*TASK TO COMPLETE*: Among the entries below, please repeat exactly and only the lines from the line containing "Clone this chart in matplotlib." to the line containing "plt.rcParams['font.family'] = ['Open", both lines included.
◇ ◇ ◇ ◇ ◇
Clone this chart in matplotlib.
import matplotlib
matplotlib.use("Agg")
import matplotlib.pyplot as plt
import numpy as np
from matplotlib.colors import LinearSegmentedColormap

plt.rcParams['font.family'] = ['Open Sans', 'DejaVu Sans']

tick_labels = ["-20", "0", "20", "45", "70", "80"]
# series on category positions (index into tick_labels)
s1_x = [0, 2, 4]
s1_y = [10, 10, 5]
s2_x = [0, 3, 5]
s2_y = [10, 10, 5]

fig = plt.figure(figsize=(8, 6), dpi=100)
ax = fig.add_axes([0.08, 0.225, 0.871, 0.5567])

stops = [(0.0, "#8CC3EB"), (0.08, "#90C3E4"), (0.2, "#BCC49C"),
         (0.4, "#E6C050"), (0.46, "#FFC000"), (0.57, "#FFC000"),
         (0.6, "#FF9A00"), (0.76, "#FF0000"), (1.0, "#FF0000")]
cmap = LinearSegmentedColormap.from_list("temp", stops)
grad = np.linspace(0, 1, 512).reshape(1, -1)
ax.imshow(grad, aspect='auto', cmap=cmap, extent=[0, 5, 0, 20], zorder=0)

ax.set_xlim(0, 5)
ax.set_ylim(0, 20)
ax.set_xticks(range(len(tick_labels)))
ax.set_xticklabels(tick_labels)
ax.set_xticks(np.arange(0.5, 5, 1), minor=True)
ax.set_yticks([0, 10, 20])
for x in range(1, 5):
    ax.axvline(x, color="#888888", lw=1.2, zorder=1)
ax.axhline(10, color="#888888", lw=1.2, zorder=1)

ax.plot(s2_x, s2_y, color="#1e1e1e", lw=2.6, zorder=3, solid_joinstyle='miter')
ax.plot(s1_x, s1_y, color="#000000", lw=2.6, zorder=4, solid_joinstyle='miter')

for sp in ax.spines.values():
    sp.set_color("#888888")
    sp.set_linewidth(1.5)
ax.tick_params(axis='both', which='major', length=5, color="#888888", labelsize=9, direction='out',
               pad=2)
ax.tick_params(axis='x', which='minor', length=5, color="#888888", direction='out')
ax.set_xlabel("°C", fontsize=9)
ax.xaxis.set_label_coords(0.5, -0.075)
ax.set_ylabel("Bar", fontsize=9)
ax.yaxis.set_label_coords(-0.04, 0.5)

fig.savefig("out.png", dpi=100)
◇ ◇ ◇ ◇ ◇
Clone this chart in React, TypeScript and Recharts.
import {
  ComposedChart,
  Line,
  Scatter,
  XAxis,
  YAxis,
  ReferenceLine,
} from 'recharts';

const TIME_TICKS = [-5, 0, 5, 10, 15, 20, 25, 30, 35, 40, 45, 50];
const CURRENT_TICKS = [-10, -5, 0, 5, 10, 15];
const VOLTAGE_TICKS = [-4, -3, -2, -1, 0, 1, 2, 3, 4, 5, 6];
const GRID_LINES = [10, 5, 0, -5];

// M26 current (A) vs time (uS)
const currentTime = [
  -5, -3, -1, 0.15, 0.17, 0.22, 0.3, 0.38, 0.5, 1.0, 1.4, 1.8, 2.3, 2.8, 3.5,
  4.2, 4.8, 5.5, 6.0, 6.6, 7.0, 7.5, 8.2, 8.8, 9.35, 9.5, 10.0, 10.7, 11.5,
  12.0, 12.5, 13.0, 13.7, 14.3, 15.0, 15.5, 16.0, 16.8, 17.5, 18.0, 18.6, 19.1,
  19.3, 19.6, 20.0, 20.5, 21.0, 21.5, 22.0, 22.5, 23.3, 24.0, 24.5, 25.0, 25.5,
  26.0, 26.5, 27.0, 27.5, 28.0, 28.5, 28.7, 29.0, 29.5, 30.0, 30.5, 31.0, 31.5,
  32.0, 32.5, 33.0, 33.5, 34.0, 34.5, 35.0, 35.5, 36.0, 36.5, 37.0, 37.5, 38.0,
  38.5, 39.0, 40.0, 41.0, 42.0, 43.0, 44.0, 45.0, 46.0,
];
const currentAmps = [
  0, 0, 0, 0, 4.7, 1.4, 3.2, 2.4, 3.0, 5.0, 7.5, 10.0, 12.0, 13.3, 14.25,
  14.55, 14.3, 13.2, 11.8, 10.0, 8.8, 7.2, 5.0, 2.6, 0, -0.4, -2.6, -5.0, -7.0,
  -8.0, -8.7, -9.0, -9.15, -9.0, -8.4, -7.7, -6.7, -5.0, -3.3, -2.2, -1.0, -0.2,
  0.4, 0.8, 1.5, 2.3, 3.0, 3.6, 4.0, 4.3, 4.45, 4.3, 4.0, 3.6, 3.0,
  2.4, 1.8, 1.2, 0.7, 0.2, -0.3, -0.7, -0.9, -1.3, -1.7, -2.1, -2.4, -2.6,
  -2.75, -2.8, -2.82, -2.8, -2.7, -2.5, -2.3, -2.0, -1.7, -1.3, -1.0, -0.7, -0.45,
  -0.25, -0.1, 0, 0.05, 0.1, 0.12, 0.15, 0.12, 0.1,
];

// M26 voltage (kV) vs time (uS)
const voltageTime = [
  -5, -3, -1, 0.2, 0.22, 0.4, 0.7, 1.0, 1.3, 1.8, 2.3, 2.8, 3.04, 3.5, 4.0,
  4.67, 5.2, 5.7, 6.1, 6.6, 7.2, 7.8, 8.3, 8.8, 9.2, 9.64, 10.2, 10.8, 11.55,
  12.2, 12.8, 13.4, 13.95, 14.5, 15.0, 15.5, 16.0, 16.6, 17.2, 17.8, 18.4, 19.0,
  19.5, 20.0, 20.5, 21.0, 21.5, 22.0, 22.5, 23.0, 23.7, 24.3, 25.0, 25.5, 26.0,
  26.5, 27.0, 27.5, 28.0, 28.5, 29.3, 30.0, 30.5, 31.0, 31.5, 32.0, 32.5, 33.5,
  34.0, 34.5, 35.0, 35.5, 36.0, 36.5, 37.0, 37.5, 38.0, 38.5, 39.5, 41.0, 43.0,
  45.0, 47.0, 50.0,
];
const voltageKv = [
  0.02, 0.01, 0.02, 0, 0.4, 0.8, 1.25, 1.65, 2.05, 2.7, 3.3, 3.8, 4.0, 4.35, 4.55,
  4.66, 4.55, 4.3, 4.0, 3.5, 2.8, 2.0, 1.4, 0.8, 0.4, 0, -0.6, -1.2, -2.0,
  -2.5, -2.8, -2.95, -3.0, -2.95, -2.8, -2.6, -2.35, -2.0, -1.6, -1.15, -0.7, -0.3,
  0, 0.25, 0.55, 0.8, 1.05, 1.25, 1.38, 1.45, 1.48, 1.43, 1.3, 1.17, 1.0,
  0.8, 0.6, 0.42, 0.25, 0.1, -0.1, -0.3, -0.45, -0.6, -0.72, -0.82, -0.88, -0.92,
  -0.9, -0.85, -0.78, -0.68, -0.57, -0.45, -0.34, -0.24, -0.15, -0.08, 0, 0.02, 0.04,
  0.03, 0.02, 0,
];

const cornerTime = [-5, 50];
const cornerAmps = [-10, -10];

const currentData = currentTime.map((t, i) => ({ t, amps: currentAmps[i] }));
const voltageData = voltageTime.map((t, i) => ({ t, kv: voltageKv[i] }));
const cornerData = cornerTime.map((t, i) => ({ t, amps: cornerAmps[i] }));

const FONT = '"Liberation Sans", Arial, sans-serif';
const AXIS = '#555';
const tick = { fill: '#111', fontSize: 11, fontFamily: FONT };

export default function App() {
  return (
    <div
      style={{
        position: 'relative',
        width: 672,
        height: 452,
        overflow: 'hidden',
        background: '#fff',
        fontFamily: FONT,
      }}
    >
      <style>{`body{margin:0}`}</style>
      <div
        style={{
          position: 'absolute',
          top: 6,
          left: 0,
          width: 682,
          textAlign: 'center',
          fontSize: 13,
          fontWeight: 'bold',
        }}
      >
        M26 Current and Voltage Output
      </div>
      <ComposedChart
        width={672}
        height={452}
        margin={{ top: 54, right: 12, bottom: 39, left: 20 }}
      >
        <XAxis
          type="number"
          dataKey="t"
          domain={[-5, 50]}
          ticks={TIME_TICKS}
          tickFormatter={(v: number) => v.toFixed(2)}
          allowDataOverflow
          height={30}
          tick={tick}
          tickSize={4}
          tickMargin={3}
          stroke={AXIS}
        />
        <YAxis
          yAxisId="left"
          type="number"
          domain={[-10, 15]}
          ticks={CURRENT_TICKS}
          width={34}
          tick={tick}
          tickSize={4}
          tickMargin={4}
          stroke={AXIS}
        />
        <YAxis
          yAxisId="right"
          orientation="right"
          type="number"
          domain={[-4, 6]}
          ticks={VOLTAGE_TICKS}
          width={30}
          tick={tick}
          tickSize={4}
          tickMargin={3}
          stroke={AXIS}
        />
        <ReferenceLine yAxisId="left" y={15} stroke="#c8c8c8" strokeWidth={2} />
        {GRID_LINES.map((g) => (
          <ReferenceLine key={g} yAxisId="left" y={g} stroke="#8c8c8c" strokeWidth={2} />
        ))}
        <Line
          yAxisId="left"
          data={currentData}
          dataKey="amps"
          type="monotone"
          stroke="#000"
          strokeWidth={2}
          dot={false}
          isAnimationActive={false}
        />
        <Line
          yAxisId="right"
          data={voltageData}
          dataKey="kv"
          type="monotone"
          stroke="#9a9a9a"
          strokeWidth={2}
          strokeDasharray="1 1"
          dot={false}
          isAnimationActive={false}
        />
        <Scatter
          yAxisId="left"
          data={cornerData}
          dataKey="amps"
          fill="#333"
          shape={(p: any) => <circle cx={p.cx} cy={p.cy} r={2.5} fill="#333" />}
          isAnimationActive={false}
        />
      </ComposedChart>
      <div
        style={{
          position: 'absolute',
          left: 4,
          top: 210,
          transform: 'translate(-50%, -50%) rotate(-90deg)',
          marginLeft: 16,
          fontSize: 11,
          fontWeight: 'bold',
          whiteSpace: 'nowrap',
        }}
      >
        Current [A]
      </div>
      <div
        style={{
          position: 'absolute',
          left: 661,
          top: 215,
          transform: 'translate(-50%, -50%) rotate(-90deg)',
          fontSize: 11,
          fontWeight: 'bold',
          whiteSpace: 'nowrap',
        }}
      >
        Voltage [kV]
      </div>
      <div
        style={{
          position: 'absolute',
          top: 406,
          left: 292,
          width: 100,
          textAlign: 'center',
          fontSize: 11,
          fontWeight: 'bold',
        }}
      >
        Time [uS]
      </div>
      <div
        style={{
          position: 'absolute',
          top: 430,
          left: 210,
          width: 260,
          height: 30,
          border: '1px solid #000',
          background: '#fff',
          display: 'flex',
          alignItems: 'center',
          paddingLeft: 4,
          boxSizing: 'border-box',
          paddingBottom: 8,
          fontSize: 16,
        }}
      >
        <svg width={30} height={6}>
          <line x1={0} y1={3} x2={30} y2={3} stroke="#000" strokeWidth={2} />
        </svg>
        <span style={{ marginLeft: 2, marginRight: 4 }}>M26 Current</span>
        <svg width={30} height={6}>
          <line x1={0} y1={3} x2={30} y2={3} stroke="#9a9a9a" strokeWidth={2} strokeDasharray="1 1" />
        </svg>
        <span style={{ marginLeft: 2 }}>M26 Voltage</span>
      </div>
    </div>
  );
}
◇ ◇ ◇ ◇ ◇
*FULL RESPONSE*:
Clone this chart in matplotlib.
import matplotlib
matplotlib.use("Agg")
import matplotlib.pyplot as plt
import numpy as np
from matplotlib.colors import LinearSegmentedColormap

plt.rcParams['font.family'] = ['Open Sans', 'DejaVu Sans']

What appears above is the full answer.